Murder accused calls self Gandhi in previous birth

The Delhi High Court has trashed a convict's bizarre defence that he attempted to kill a man while suffering from a delusional disorder that led him to believe that he was an incarnation of Mahatma Gandhi.

Raj Ballabh, sentenced to seven years jail and fined Rs 500 for attempting to kill the man near Rajghat on February 18, 2003, had moved the high court seeking acquittal on the ground that he suffered from the psychotic disorder.

In his plea, Ballabh had said he was “suffering from delusional disorder that he was incarnation of Mahatma Gandhi and always used to believe that somebody is going to kill him” and the offence was committed under this mental condition.

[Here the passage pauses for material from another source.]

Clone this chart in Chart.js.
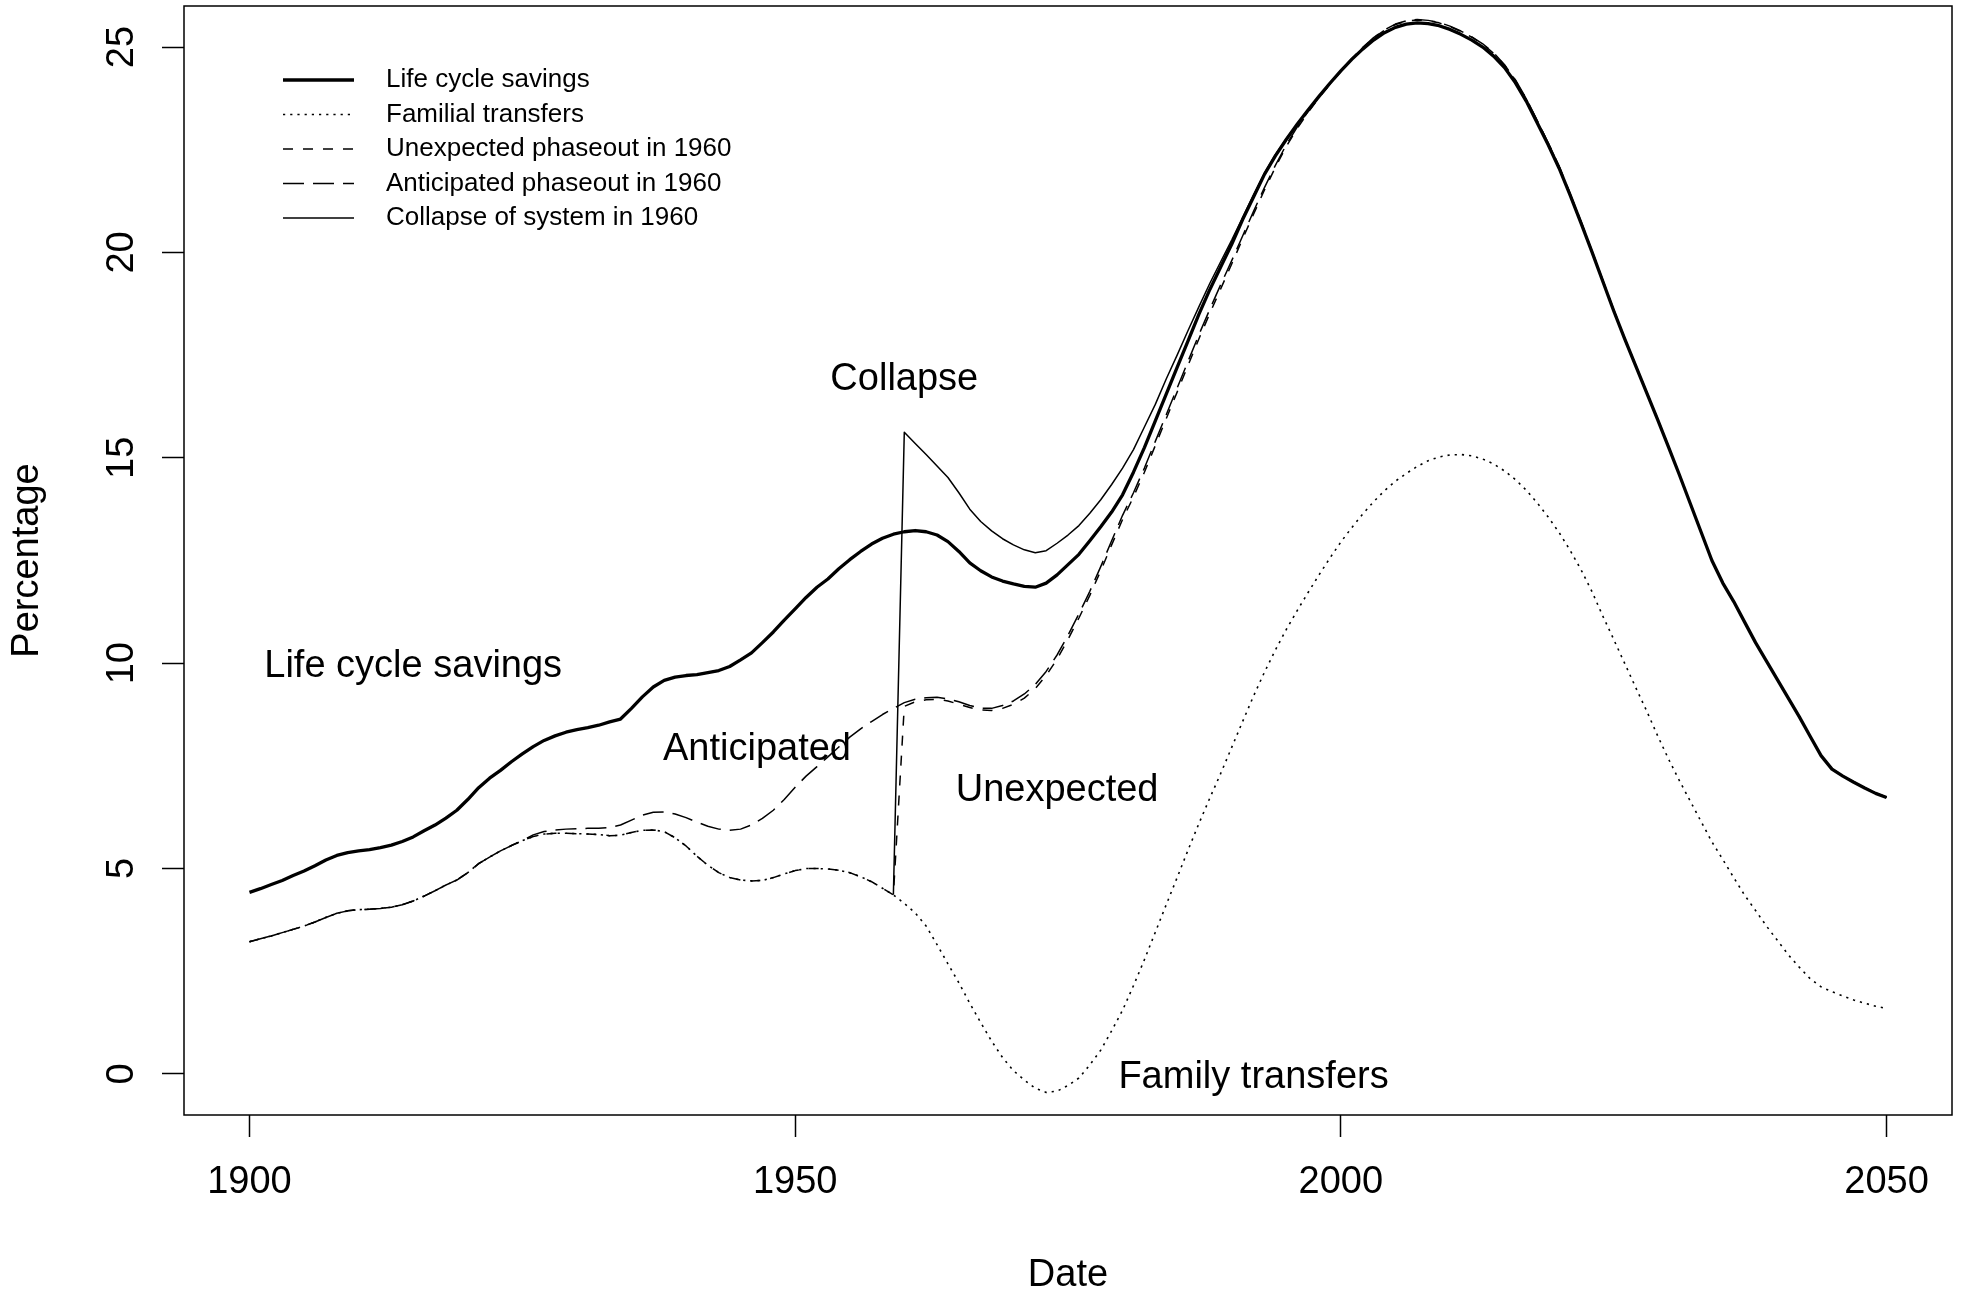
<!DOCTYPE html>
<html>
<head>
<meta charset="utf-8">
<script src="https://cdn.jsdelivr.net/npm/chart.js@4.4.1/dist/chart.umd.min.js"></script>
<style>
html,body{margin:0;padding:0;background:#fff;}
#c{display:block;}
</style>
</head>
<body>
<canvas id="c" width="1965" height="1291"></canvas>
<script>
// ---------- DATA ----------
const years = [
1900,1901,1902,1903,1904,1905,1906,1907,1908,1909,
1910,1911,1912,1913,1914,1915,1916,1917,1918,1919,
1920,1921,1922,1923,1924,1925,1926,1927,1928,1929,
1930,1931,1932,1933,1934,1935,1936,1937,1938,1939,
1940,1941,1942,1943,1944,1945,1946,1947,1948,1949,
1950,1951,1952,1953,1954,1955,1956,1957,1958,1959,
1960,1961,1962,1963,1964,1965,1966,1967,1968,1969,
1970,1971,1972,1973,1974,1975,1976,1977,1978,1979,
1980,1981,1982,1983,1984,1985,1986,1987,1988,1989,
1990,1991,1992,1993,1994,1995,1996,1997,1998,1999,
2000,2001,2002,2003,2004,2005,2006,2007,2008,2009,
2010,2011,2012,2013,2014,2015,2016,2017,2018,2019,
2020,2021,2022,2023,2024,2025,2026,2027,2028,2029,
2030,2031,2032,2033,2034,2035,2036,2037,2038,2039,
2040,2041,2042,2043,2044,2045,2046,2047,2048,2049,
2050];

const lifeCycleSavings = [
4.42,4.51,4.61,4.71,4.83,4.94,5.07,5.21,5.32,5.39,
5.43,5.46,5.51,5.57,5.66,5.77,5.92,6.06,6.23,6.42,
6.68,6.97,7.20,7.39,7.60,7.79,7.97,8.12,8.23,8.32,
8.38,8.43,8.49,8.57,8.64,8.90,9.18,9.42,9.58,9.66,
9.70,9.72,9.77,9.82,9.92,10.08,10.25,10.50,10.76,11.05,
11.32,11.60,11.85,12.05,12.30,12.52,12.72,12.90,13.04,13.14,
13.20,13.23,13.20,13.12,12.96,12.72,12.44,12.25,12.10,12.00,
11.93,11.87,11.85,11.95,12.15,12.40,12.65,12.98,13.32,13.68,
14.10,14.65,15.25,15.90,16.55,17.20,17.85,18.50,19.10,19.65,
20.20,20.80,21.35,21.90,22.35,22.75,23.12,23.47,23.80,24.12,
24.42,24.70,24.95,25.17,25.35,25.48,25.56,25.59,25.57,25.52,
25.43,25.31,25.17,25.00,24.78,24.50,24.13,23.68,23.15,22.62,
22.05,21.40,20.72,20.02,19.30,18.58,17.90,17.25,16.60,15.95,
15.28,14.60,13.90,13.20,12.50,11.95,11.50,11.00,10.50,10.05,
9.60,9.15,8.70,8.22,7.75,7.42,7.25,7.10,6.96,6.83,
6.73];

const familialTransfers = [
3.22,3.29,3.36,3.44,3.52,3.60,3.70,3.81,3.91,3.97,
4.00,4.01,4.03,4.06,4.12,4.21,4.33,4.46,4.60,4.72,
4.90,5.12,5.28,5.43,5.56,5.68,5.78,5.84,5.86,5.86,
5.85,5.84,5.83,5.80,5.81,5.88,5.93,5.94,5.90,5.75,
5.55,5.30,5.08,4.90,4.78,4.72,4.70,4.71,4.78,4.87,
4.95,5.00,5.00,4.99,4.96,4.90,4.80,4.68,4.52,4.36,
4.15,3.92,3.60,3.15,2.68,2.22,1.72,1.25,0.80,0.40,
0.08,-0.15,-0.35,-0.45,-0.42,-0.28,-0.10,0.22,0.58,1.05,
1.55,2.15,2.78,3.45,4.12,4.78,5.45,6.10,6.72,7.32,
7.95,8.58,9.20,9.78,10.32,10.82,11.28,11.72,12.15,12.56,
12.95,13.30,13.63,13.93,14.20,14.43,14.62,14.79,14.93,15.02,
15.07,15.08,15.05,14.97,14.85,14.68,14.47,14.21,13.90,13.56,
13.18,12.75,12.28,11.75,11.15,10.58,10.00,9.42,8.85,8.25,
7.68,7.15,6.65,6.15,5.65,5.22,4.78,4.35,3.98,3.60,
3.25,2.90,2.60,2.32,2.12,2.00,1.90,1.80,1.72,1.65,
1.59];

const unexpectedPhaseout = [
3.22,3.29,3.36,3.44,3.52,3.60,3.70,3.81,3.91,3.97,
4.00,4.01,4.03,4.06,4.12,4.21,4.33,4.46,4.60,4.72,
4.90,5.12,5.28,5.43,5.56,5.68,5.78,5.84,5.86,5.86,
5.85,5.84,5.83,5.80,5.81,5.88,5.93,5.94,5.90,5.75,
5.55,5.30,5.08,4.90,4.78,4.72,4.70,4.71,4.78,4.87,
4.95,5.00,5.00,4.99,4.96,4.90,4.80,4.68,4.52,4.36,
8.95,9.06,9.11,9.12,9.08,9.00,8.92,8.86,8.85,8.90,
9.00,9.15,9.38,9.70,10.10,10.58,11.10,11.65,12.25,12.88,
13.50,14.05,14.65,15.30,15.95,16.60,17.25,17.90,18.52,19.12,
19.72,20.33,20.93,21.52,22.07,22.58,23.02,23.41,23.77,24.09,
24.41,24.71,24.98,25.22,25.41,25.55,25.63,25.66,25.64,25.59,
25.50,25.38,25.24,25.07,24.85,24.56,24.19,23.73,23.20,22.66,
22.09,21.43,20.75,20.04,19.32,18.60,17.91,17.26,16.61,15.96,
15.29,14.60,13.90,13.20,12.50,11.95,11.50,11.00,10.50,10.05,
9.60,9.15,8.70,8.22,7.75,7.43,7.26,7.11,6.97,6.84,
6.74];

const anticipatedPhaseout = [
3.22,3.29,3.36,3.44,3.52,3.60,3.70,3.81,3.91,3.97,
4.00,4.01,4.03,4.06,4.12,4.21,4.33,4.46,4.60,4.72,
4.90,5.12,5.28,5.43,5.56,5.68,5.82,5.90,5.94,5.96,
5.97,5.98,5.98,6.00,6.06,6.18,6.30,6.37,6.38,6.33,
6.24,6.13,6.03,5.96,5.93,5.96,6.06,6.22,6.42,6.68,
6.98,7.25,7.48,7.72,7.96,8.20,8.40,8.58,8.75,8.90,
9.04,9.12,9.16,9.17,9.13,9.06,8.97,8.90,8.90,8.97,
9.08,9.25,9.48,9.80,10.20,10.68,11.20,11.75,12.35,12.98,
13.60,14.15,14.75,15.40,16.05,16.70,17.35,18.00,18.62,19.22,
19.80,20.40,21.00,21.58,22.12,22.62,23.05,23.43,23.78,24.10,
24.42,24.72,24.99,25.23,25.42,25.56,25.64,25.67,25.65,25.60,
25.51,25.39,25.25,25.08,24.86,24.57,24.20,23.74,23.21,22.67,
22.10,21.44,20.76,20.05,19.33,18.61,17.92,17.27,16.62,15.97,
15.30,14.61,13.91,13.21,12.51,11.96,11.50,11.00,10.50,10.05,
9.60,9.15,8.70,8.22,7.75,7.43,7.26,7.11,6.97,6.84,
6.74];

const collapseOfSystem = [
null,null,null,null,null,null,null,null,null,null,
null,null,null,null,null,null,null,null,null,null,
null,null,null,null,null,null,null,null,null,null,
null,null,null,null,null,null,null,null,null,null,
null,null,null,null,null,null,null,null,null,null,
null,null,null,null,null,null,null,null,null,4.36,
15.62,15.35,15.08,14.80,14.52,14.15,13.75,13.45,13.22,13.03,
12.88,12.76,12.69,12.74,12.92,13.12,13.35,13.65,13.98,14.35,
14.75,15.20,15.75,16.30,16.92,17.50,18.10,18.68,19.25,19.78,
20.30,20.85,21.40,21.93,22.38,22.77,23.12,23.47,23.80,24.12,
24.42,24.70,24.95,25.17,25.35,25.48,25.56,25.59,25.57,25.52,
25.43,25.31,25.17,25.00,24.78,24.50,24.13,23.68,23.15,22.62,
22.05,21.40,20.72,20.02,19.30,18.58,17.90,17.25,16.60,15.95,
15.28,14.60,13.90,13.20,12.50,11.95,11.50,11.00,10.50,10.05,
9.60,9.15,8.70,8.22,7.75,7.42,7.25,7.10,6.96,6.83,
6.73];

const seriesLabels = [
  'Life cycle savings',
  'Familial transfers',
  'Unexpected phaseout in 1960',
  'Anticipated phaseout in 1960',
  'Collapse of system in 1960'
];

const xTicks = [1900, 1950, 2000, 2050];
const yTicks = [0, 5, 10, 15, 20, 25];

const noteTexts = ['Collapse', 'Life cycle savings', 'Anticipated', 'Unexpected', 'Family transfers'];
const noteX = [1960, 1915, 1946.5, 1974, 1992];
const noteY = [17, 10, 8, 7, 0];

// ---------- CHART ----------
const FONT = '"Liberation Sans", Arial, Helvetica, sans-serif';
const pts = vals => years.map((yr, i) => ({x: yr, y: vals[i]}));

const styles = [
  {w: 3.3, dash: []},
  {w: 1.6, dash: [2.2, 5]},
  {w: 1.5, dash: [10, 10]},
  {w: 1.5, dash: [21, 9]},
  {w: 1.5, dash: []}
];
const seriesValues = [lifeCycleSavings, familialTransfers, unexpectedPhaseout, anticipatedPhaseout, collapseOfSystem];

const datasets = seriesValues.map((vals, i) => ({
  label: seriesLabels[i],
  data: pts(vals),
  borderColor: '#000',
  backgroundColor: '#000',
  borderWidth: styles[i].w,
  borderDash: styles[i].dash,
  borderCapStyle: 'butt',
  borderJoinStyle: 'round',
  pointRadius: 0,
  pointHoverRadius: 0,
  tension: 0,
  fill: false,
  spanGaps: false
}));

const overlay = {
  id: 'overlay',
  afterDraw(chart) {
    const {ctx, chartArea: a, scales: {x, y}} = chart;
    ctx.save();
    // frame
    ctx.strokeStyle = '#000';
    ctx.lineWidth = 1.5;
    ctx.setLineDash([]);
    ctx.strokeRect(a.left, a.top, a.right - a.left, a.bottom - a.top);
    // annotations
    ctx.fillStyle = '#000';
    ctx.font = '38px ' + FONT;
    ctx.textAlign = 'center';
    ctx.textBaseline = 'middle';
    noteTexts.forEach((t, i) => {
      ctx.fillText(t, x.getPixelForValue(noteX[i]), y.getPixelForValue(noteY[i]) + 3.7);
    });
    // legend
    const lx0 = 283, lx1 = 354, tx = 386, ly0 = 80, dy = 34.5;
    ctx.font = '26px ' + FONT;
    ctx.textAlign = 'left';
    chart.data.datasets.forEach((ds, i) => {
      const yy = ly0 + i * dy;
      ctx.beginPath();
      ctx.lineWidth = ds.borderWidth;
      ctx.setLineDash(ds.borderDash);
      ctx.lineCap = 'butt';
      ctx.moveTo(lx0, yy);
      ctx.lineTo(lx1, yy);
      ctx.stroke();
      ctx.setLineDash([]);
      ctx.fillText(ds.label, tx, yy);
    });
    ctx.restore();
  }
};

const gridOpts = {
  display: true,
  drawOnChartArea: false,
  drawTicks: true,
  tickLength: 22,
  tickWidth: 1.5,
  tickColor: '#000',
  color: '#000'
};

new Chart(document.getElementById('c'), {
  type: 'line',
  data: {datasets},
  options: {
    responsive: false,
    animation: false,
    devicePixelRatio: 1,
    layout: {padding: {left: 0, right: 13, top: 6, bottom: 0}},
    plugins: {legend: {display: false}, tooltip: {enabled: false}},
    events: [],
    scales: {
      x: {
        type: 'linear',
        min: 1894, max: 2056,
        afterBuildTicks: s => { s.ticks = xTicks.map(v => ({value: v})); },
        afterFit: s => { s.height = 176; s.paddingLeft = 0; s.paddingRight = 0; },
        grid: gridOpts,
        border: {display: false},
        ticks: {
          autoSkip: false, maxRotation: 0, minRotation: 0,
          color: '#000', padding: 23,
          font: {family: FONT, size: 38, lineHeight: 1.2},
          callback: v => String(v)
        },
        title: {
          display: true, text: 'Date', color: '#000',
          font: {family: FONT, size: 38, lineHeight: 1},
          padding: {top: 0, bottom: -4}
        }
      },
      y: {
        type: 'linear',
        min: -1, max: 26,
        afterBuildTicks: s => { s.ticks = yTicks.map(v => ({value: v})); },
        afterFit: s => { s.width = 184; s.paddingTop = 0; s.paddingBottom = 0; },
        grid: gridOpts,
        border: {display: false},
        ticks: {
          autoSkip: false, minRotation: 90, maxRotation: 90,
          crossAlign: 'center',
          color: '#000', padding: 18,
          font: {family: FONT, size: 38, lineHeight: 1.2},
          callback: v => String(v)
        },
        title: {
          display: true, text: 'Percentage', color: '#000',
          font: {family: FONT, size: 38, lineHeight: 1},
          padding: {top: 9, bottom: 0}
        }
      }
    }
  },
  plugins: [overlay]
});
</script>
</body>
</html>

He also claimed he had undergone treatment in the Institute of Human Behaviour and Allied Sciences and remained an indoor patient in 1999.

“A person labouring under a delusion or a psychological or a psychiatric ailment would not be entitled to be acquitted on the ground of insanity unless it is established that at the time when the crime was committed he was suffering the delusion, psychological or psychiatric condition and was incapable of knowing the nature of his act,” justice Sunita Gupta, dismissing his appeal, said.

Too late

The court said the accused took the plea of insanity belatedly only at the time of recording of testimonies of defence witnesses and not when prosecution witnesses were being examined during the trial.

It also said the failed attempt of accused to flee from the crime scene was “suggestive of the fact that he understood consequences of his acts. That being so, he is not entitled to get benefit of section 84 (insane or a person suffering any psychological disorder at the time of offence cannot be convicted) of the IPC”.